St. Patrick’s Day: The Real Story

Happy St. Patrick’s Day everybody. It’s such a great holiday. Everything’s green. Just like Ireland. Just like St. Patrick. Legend has it that good old St. Pat had sort of a green tint to him, to his complexion. Those interested in hagiography know that Patrick had to board a ship to travel to Ireland. It was there that he developed a really bad case of seasickness. “Looking a little green around the gills, aren’t ye Patty?” the sailors used to tease and taunt him.

And it was true. From the minute St. Patrick boarded his first vessel, he couldn’t stop feeling the rocking, the back and forth, the never-ending motion of the boat crashing against the waves. When he wasn’t throwing up, he was in between throw-ups. It was pretty constant. He was originally supposed to be a slave on one of these ships, but after a while the captain realized that Patrick was all but useless on a boat.
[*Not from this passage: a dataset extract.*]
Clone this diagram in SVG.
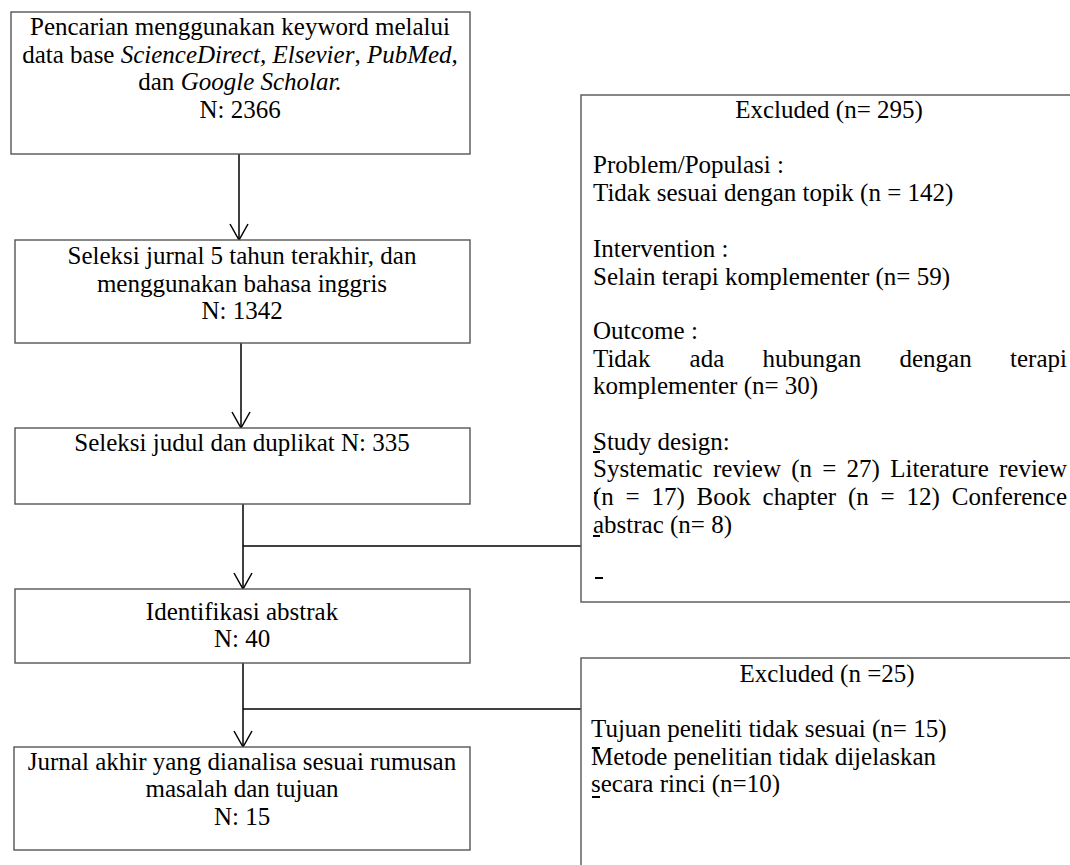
<svg xmlns="http://www.w3.org/2000/svg" width="1070" height="865" viewBox="0 0 1070 865">
<style>
.box{fill:#fff;stroke:#555;stroke-width:1.4}
.t{font-family:"Liberation Serif","Times New Roman",serif;font-size:25px;fill:#000}
.c{text-anchor:middle}
.e{text-anchor:end}
.conn line{stroke:#000;stroke-width:1.5}
.mk{stroke:#000;stroke-width:2}
</style>
<defs>
<marker id="arr" markerUnits="userSpaceOnUse" viewBox="0 0 20 20" markerWidth="20" markerHeight="20" refX="18" refY="10" orient="auto">
<path d="M2,1 L18,10 L2,19" fill="none" stroke="#000" stroke-width="1.5"/>
</marker>
</defs>
<rect width="1070" height="865" fill="#fff"/>
<g id="conn" class="conn">
<line x1="239" y1="154" x2="239" y2="240" marker-end="url(#arr)"/>
<line x1="241" y1="343" x2="241" y2="428" marker-end="url(#arr)"/>
<line x1="243" y1="504" x2="243" y2="589" marker-end="url(#arr)"/>
<line x1="243" y1="546" x2="581" y2="546"/>
<line x1="243" y1="663" x2="243" y2="747" marker-end="url(#arr)"/>
<line x1="243" y1="709" x2="581" y2="709"/>
</g>
<g id="n1">
<rect class="box" x="11" y="12" width="459" height="142"/>
<text class="t c" x="240" y="35">Pencarian menggunakan keyword melalui</text>
<text class="t c" x="240" y="63">data base <tspan font-style="italic">ScienceDirect,</tspan> <tspan font-style="italic">Elsevier</tspan>, <tspan font-style="italic">PubMed,</tspan></text>
<text class="t c" x="240" y="90">dan <tspan font-style="italic">Google Scholar.</tspan></text>
<text class="t c" x="240" y="118">N: 2366</text>
</g>
<g id="n2">
<rect class="box" x="15" y="240" width="455" height="103"/>
<text class="t c" x="242" y="264">Seleksi jurnal 5 tahun terakhir, dan</text>
<text class="t c" x="242" y="292">menggunakan bahasa inggris</text>
<text class="t c" x="242" y="319">N: 1342</text>
</g>
<g id="n3">
<rect class="box" x="15" y="428" width="455" height="76"/>
<text class="t c" x="242" y="451">Seleksi judul dan duplikat N: 335</text>
</g>
<g id="n4">
<rect class="box" x="15" y="589" width="455" height="74"/>
<text class="t c" x="242" y="620">Identifikasi abstrak</text>
<text class="t c" x="242" y="647">N: 40</text>
</g>
<g id="n5">
<rect class="box" x="14" y="747" width="456" height="103"/>
<text class="t c" x="242" y="770">Jurnal akhir yang dianalisa sesuai rumusan</text>
<text class="t c" x="242" y="797">masalah dan tujuan</text>
<text class="t c" x="242" y="825">N: 15</text>
</g>
<g id="ex1">
<rect class="box" x="581" y="95" width="520" height="507"/>
<text class="t c" x="829" y="118">Excluded (n= 295)</text>
<text class="t" x="593" y="173">Problem/Populasi :</text>
<text class="t" x="593" y="201">Tidak sesuai dengan topik (n = 142)</text>
<text class="t" x="593" y="257">Intervention :</text>
<text class="t" x="593" y="285">Selain terapi komplementer (n= 59)</text>
<text class="t" x="593" y="339">Outcome :</text>
<text class="t" x="593" y="367">Tidak</text>
<text class="t" x="689.6" y="367">ada</text>
<text class="t" x="762.6" y="367">hubungan</text>
<text class="t" x="899.5" y="367">dengan</text>
<text class="t e" x="1067" y="367">terapi</text>
<text class="t" x="593" y="394">komplementer (n= 30)</text>
<text class="t" x="593" y="450">Study design:</text>
<text class="t" x="593" y="477">Systematic</text>
<text class="t" x="713" y="477">review</text>
<text class="t" x="791.2" y="477">(n</text>
<text class="t" x="822.3" y="477">=</text>
<text class="t" x="846.6" y="477">27)</text>
<text class="t" x="890.2" y="477">Literature</text>
<text class="t e" x="1067" y="477">review</text>
<text class="t" x="593" y="505">(n</text>
<text class="t" x="625.6" y="505">=</text>
<text class="t" x="651.5" y="505">17)</text>
<text class="t" x="696.6" y="505">Book</text>
<text class="t" x="762.6" y="505">chapter</text>
<text class="t" x="848" y="505">(n</text>
<text class="t" x="880.6" y="505">=</text>
<text class="t" x="906.5" y="505">12)</text>
<text class="t e" x="1067" y="505">Conference</text>
<text class="t" x="593" y="533">abstrac (n= 8)</text>
<line class="mk" x1="593" y1="452" x2="600" y2="452"/>
<line class="mk" x1="594" y1="493" x2="598" y2="493"/>
<line class="mk" x1="593" y1="536" x2="600" y2="536"/>
<line class="mk" x1="595" y1="578" x2="603" y2="578"/>
</g>
<g id="ex2">
<rect class="box" x="581" y="658" width="520" height="230"/>
<text class="t c" x="827" y="682">Excluded (n =25)</text>
<text class="t" x="591" y="737">Tujuan peneliti tidak sesuai (n= 15)</text>
<text class="t" x="591" y="765">Metode penelitian tidak dijelaskan</text>
<text class="t" x="591" y="792">secara rinci (n=10)</text>
<line class="mk" x1="592" y1="748" x2="600" y2="748"/>
<line class="mk" x1="592" y1="797" x2="600" y2="797"/>
</g>
</svg>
They tried beating it out of him, they tried withholding food and water. But the Lord works in mysterious ways, and so Patrick kept puking and puking. Finally the crew conceded that he was probably a lost cause, and so they made him walk the plank.

Even when he was thrown overboard, alone, adrift in the sea, he couldn’t stop throwing up. But it was all for the best, because his wrenching and heaving served to propel him forward through the water, until he miraculously landed on the Emerald Isle.
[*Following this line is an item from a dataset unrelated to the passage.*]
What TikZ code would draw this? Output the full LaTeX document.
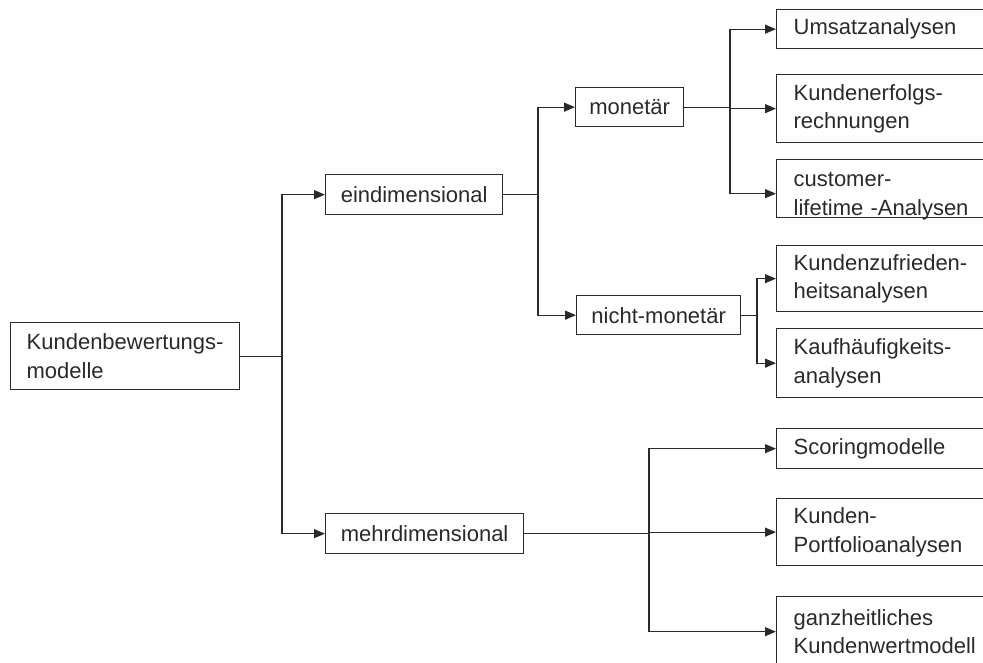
\documentclass[tikz,border=0pt]{standalone}
\usepackage{fontspec}
\setmainfont{Liberation Sans}
\usetikzlibrary{arrows.meta}
\definecolor{ink}{HTML}{2A2A2A}
\begin{document}
\hyphenpenalty=10000
\exhyphenpenalty=10000
\begin{tikzpicture}[x=1pt,y=-1pt,
  every node/.style={font=\fontsize{22}{28.5}\selectfont, text=ink},
  box/.style={draw=ink, line width=1.3pt, anchor=north west, inner ysep=0pt, rectangle},
  leftbox/.style={box, align=left, inner xsep=16pt},
  leafbox/.style={box, align=left, inner xsep=17pt, text width=175pt, minimum height=#1},
  midbox/.style={box, align=center, inner xsep=0pt},
  link/.style={draw=ink, line width=1.3pt},
  arr/.style={link, -{Triangle[length=11pt,width=9pt]}}]
\useasboundingbox (0,0) rectangle (983,662);
\clip (0,0) rectangle (983,662);
\fill[white] (0,0) rectangle (983,662);

% levels 0 to 2
\node[leftbox, text width=197pt, minimum height=67pt] (root) at (10,322) {Kundenbewertungs-\\modelle};
\node[midbox, minimum width=177pt, minimum height=40pt] (eind) at (325,174) {eindimensional};
\node[midbox, minimum width=198pt, minimum height=40pt] (mehr) at (325,513) {mehrdimensional};
\node[midbox, minimum width=108pt, minimum height=39pt] (mon) at (575,87) {monetär};
\node[midbox, minimum width=164pt, minimum height=39pt] (nicht) at (576,295) {nicht-monetär};

% leaves
\node[leafbox=39pt] (umsatz) at (776,9) {Umsatzanalysen};
\node[leafbox=68pt] (erfolg) at (776,74) {Kundenerfolgs-\\rechnungen};
\node[leafbox=58pt, text height=27pt, text depth=31pt] (cust) at (776,159) {customer-\\lifetime -Analysen};
\node[leafbox=66pt] (zufr) at (776,245) {Kundenzufrieden-\\heitsanalysen};
\node[leafbox=69pt] (kauf) at (776,328) {Kaufhäufigkeits-\\analysen};
\node[leafbox=40pt] (scor) at (776,428) {Scoringmodelle};
\node[leafbox=67pt] (port) at (776,498) {Kunden-\\Portfolioanalysen};
\node[leafbox=70pt] (ganz) at (776,596) {ganzheitliches\\Kundenwertmodell};

% branching columns
\coordinate (j1) at (282,0);
\coordinate (j2) at (538,0);
\coordinate (j3) at (730,0);
\coordinate (j4) at (757,0);
\coordinate (j5) at (649,0);

\draw[link] (root.east) -- (root.east -| j1);
\draw[arr] (root.east -| j1) |- (eind.west);
\draw[arr] (root.east -| j1) |- (mehr.west);

\draw[link] (eind.east) -- (eind.east -| j2);
\draw[arr] (eind.east -| j2) |- (mon.west);
\draw[arr] (eind.east -| j2) |- (nicht.west);

\draw[link] (mon.east) -- (mon.east -| j3);
\draw[arr] (mon.east -| j3) |- (umsatz.west);
\draw[arr] (mon.east -| j3) |- (erfolg.west);
\draw[arr] (mon.east -| j3) |- ([yshift=-5pt]cust.west);

\draw[link] (nicht.east) -- (nicht.east -| j4);
\draw[arr] (nicht.east -| j4) |- (zufr.west);
\draw[arr] (nicht.east -| j4) |- (kauf.west);

\draw[link] (mehr.east) -- (mehr.east -| j5);
\draw[arr] (mehr.east -| j5) |- (scor.west);
\draw[arr] (mehr.east -| j5) |- (port.west);
\draw[arr] (mehr.east -| j5) |- (ganz.west);
\end{tikzpicture}
\end{document}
Once on dry land, his nausea diminished somewhat, but he was never really able to get his sea legs to start acting like land legs again. For the rest of his life, wherever he went, no matter how hard he tried, he couldn’t stop feeling those waves, the incessant rocking back and forth. He’d lay awake in his bed for hours, unable to stop the maddening sensation of being stuck on that boat, staring at the ceiling and trying to will his brain to adjust to his new surroundings.

But it was all for naught, and he had to contend to living a life slightly off balance. Interestingly, this is how the Irish people came up with one of their most famous dances, the jig. After Patrick did all of his miracles, expelled the frogs and the snakes, defeated the druid priests in miracle competitions, he became very famous. Everybody in Ireland knew of him and talked about his exploits. He was beloved enough that when people saw him walking all wobbly because of the whole permanent seasickness thing, they emulated him. They all started walking like they were stuck on a boat. And so generation after generation, this became a way to commemorate Patrick, it became embedded in the Irish culture, in the jig.
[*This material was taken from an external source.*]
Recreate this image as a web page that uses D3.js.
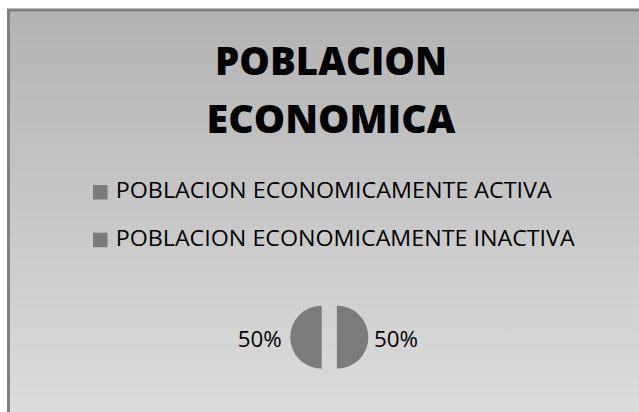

Unfortunately, to an outsider’s perspective, this whole walking around like you can’t get a hold of anything, it looks an awful lot like inebriation. And so the Irish developed an unwarranted reputation for being a group of heavy drinkers. Still, St. Patrick’s life was noble and honorable enough to overcome this slanderous legacy, kind of.

Today Irish and non-Irish around the world celebrate the life and deeds of St. Patrick, Ireland’s most famous non-Irish person. Some of his more unsophisticated followers use his feast day as an excuse to head to the city for the day, to get really drunk. They drink lots of beer and have to go to the bathroom really badly, but everybody else is doing the same exact thing. So they head down to the alley to see if they can’t get away with peeing outside, but the cops, they’re everywhere, they’re just counting on busting kids from the suburbs for public urination. And that’s a pretty hefty fine.

True devotees commemorate St. Patrick by, yes, by drinking, but they use green food coloring to make their beer look green. And it’s not just beer. You can get green bagels on St. Patrick’s Day. You can get a Shamrock Shake at McDonald’s. There’s lots of green stuff available, just like in Ireland.

So get out there and celebrate. Do a little jig. If you see a frog or a snake, kill it. And make sure that everything you eat and drink is green. Happy St. Patrick’s Day everybody!